WASHINGTON – President Barack Obama’s payroll tax cut should be extended to restore economic growth, a top economist and White House insider said on Thursday.

The government needs to support employers in hiring workers and employees in taking jobs to restore the economic growth, said Lawrence Summers, the former director of Obama’s National Economic Council and the Treasury Secretary under Bill Clinton from 1999 to 2001.

Lawrence Summers, a former White House economic adviser, urges the government to think “long-term” and to look beyond the fiscal cliff.

“It’s not the right moment to repeal a payroll tax cut,” Summers said. “$120 billion puts in the hands of middle-income families is $120 billion injected into the economy.”

Summers’s view is not in line with the White House, which has not insisted on extending the tax break that is set to expire in January. Implemented in December 2010, Obama’s tax break has cut the Social Security tax from 6.2 percent to 4.2 percent.

With the fiscal cliff approaching at the end of this year, Summers cautioned the government not to let the nation run off the cliff, saying the country will be facing another recession if that happens.

“If interest rates spike, if the nation’s creditworthiness were to come into question, the consequences could make what we have been through look small,” he said.

Summers also said the U.S. is in “desperate short of public investment,” which, if improved, could drag the country out of the “great stagnation.”

“Make it an investment,” Summers said. “It doesn’t have to be a great investment. As the economy starts to grow… it would be necessary to find direct revenue means, whether it’s taxes or infrastructures to cover its costs, but it needs not be the priority right now when the economy is so deficient on demand.”

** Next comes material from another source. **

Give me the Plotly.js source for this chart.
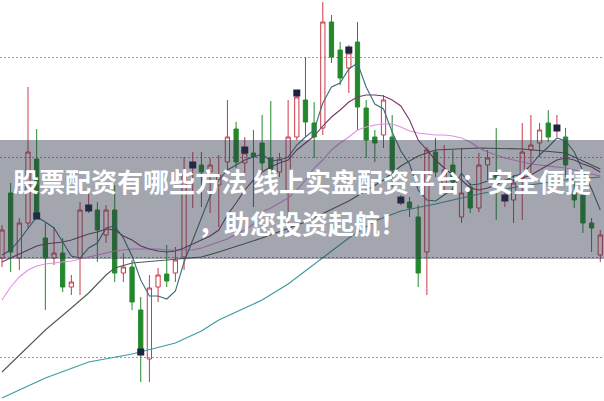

He suggested the government look beyond the soon-to-expire fiscal cliff and look in a longer term to boost the economy.

“It is important, I would dare say essential, to recognize that this is for economic growth a defense issue rather than an offense issue,” he said.

“Without rapid growth, there is no realistic prospect of alleviating the squeeze of those with middle income,” he said. “Without a rapidly expanding economy, there’s no realistic prospect of substantial improvements in our achievement of equality of opportunity.”